Colonization center 
Having noticed the magnificent plain surrounding the site, the official informed the Governor of Algeria of his discovery. The following year, he took the decision to install a colonization center there which soon took the name of Tassin.

The land was bought from the native owners and divided into 110 lots, of which 4 were granted to French people in Algeria and 65 to French people from mainland France from the Garonne, Massif Central and Rhône regions, including 9 Hermillon families.

Creation of the village

In Hermillon, a small mountain village, life was very rough at that time. Winter is endless, the harvest uncertain, life was difficult. In 1888, Mr. Serain the teacher, often listened to the complaints of these fellow citizens, when the inhabitants met at school in the evening after supper. The women talked about their household chores, the men asked the teacher for advice. They complained about their fate, lamented the climate, cursing the snow that covered the whole country, preventing them from picking up the grass essential for their dairy cows. "Why don't you go to Algeria?" one day the teacher told them. The idea took shape and one day in April 1889, Monsieur Serain and a resident of Hermillon set off in recognition of the other side of the Mediterranean. The concession requests having been accepted, 9 families from the village, 65 people (26 adults and 39 children) were designated for the settlement of Tassin. Leaving provisionally women and children, the men left on December 2, 1889. The teacher and his family joined them a few days later.

Arriving in a torrential rain, the newcomers had to stay in gourbis and wooden huts. The following January, the Savoyards began to build their dwellings: four large yellow walls with a frame covered with tiles and a chimney in a corner, 8 meters long by 5 meters wide and 3.5 meters high. A unique piece that served as a kitchen, living room and bedroom.
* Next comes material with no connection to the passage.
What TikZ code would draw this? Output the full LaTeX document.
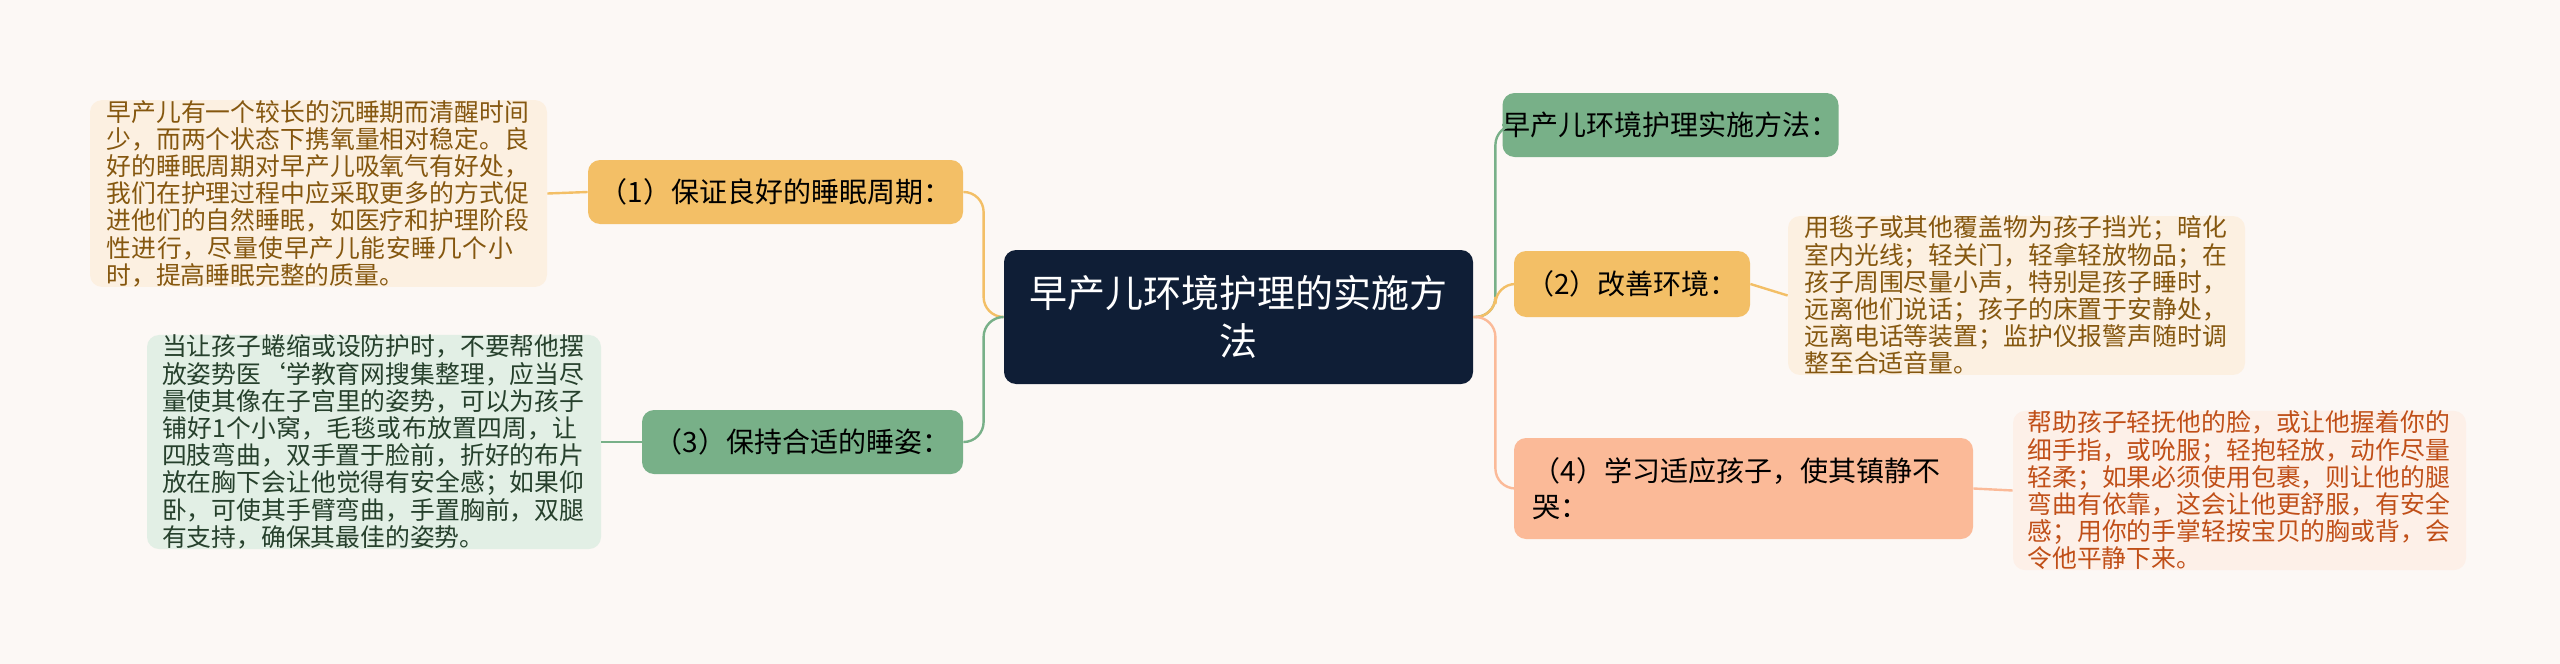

They organized a raising of chickens and dairy goats behind the houses. The surrounding land was made up of holm oaks, jujube trees, carob trees, wild olive trees, dwarf palm trees that had to be cleared. This work was carried out by experienced Spanish charcoal burners. A beautiful red clay-limestone soil appeared and cultivation began.

In 1895 TASSIN had become a fully-fledged commune and in 1900 there were over 200 houses there. In the main street shaded by plane trees, shops opened their doors and administrations began to set up. The 300 original settlers had become a thousand and among them there were 87 people from Hermillon.

Places of interest

Wine Factory (The cooperative cellar) 

Probably one of the well known places in town, the wine factory is an essential piece of town's history.This building is located near the west entrance.

The cooperative cellar was created in 1932. It had the particularity of being equipped with centrifugal pumps which allow handling from 300 to 400 hecto-hours. It was particularly designed to make quality wine, thanks to the variety of grape types brought by them. cooperative, local and fruity which were the specialties of the wine of the region. Its creation had allowed the storage and vinification of grapes belonging to winegrowers who did not have a personal cellar. Its capacity was 49,000 hectoliters. It is Mr. Gagnet, the winemaker and wine merchant, who since the foundation of the Cooperative has been handling the wines. The dedicated and competent Board of Directors is chaired by Mr. Granie.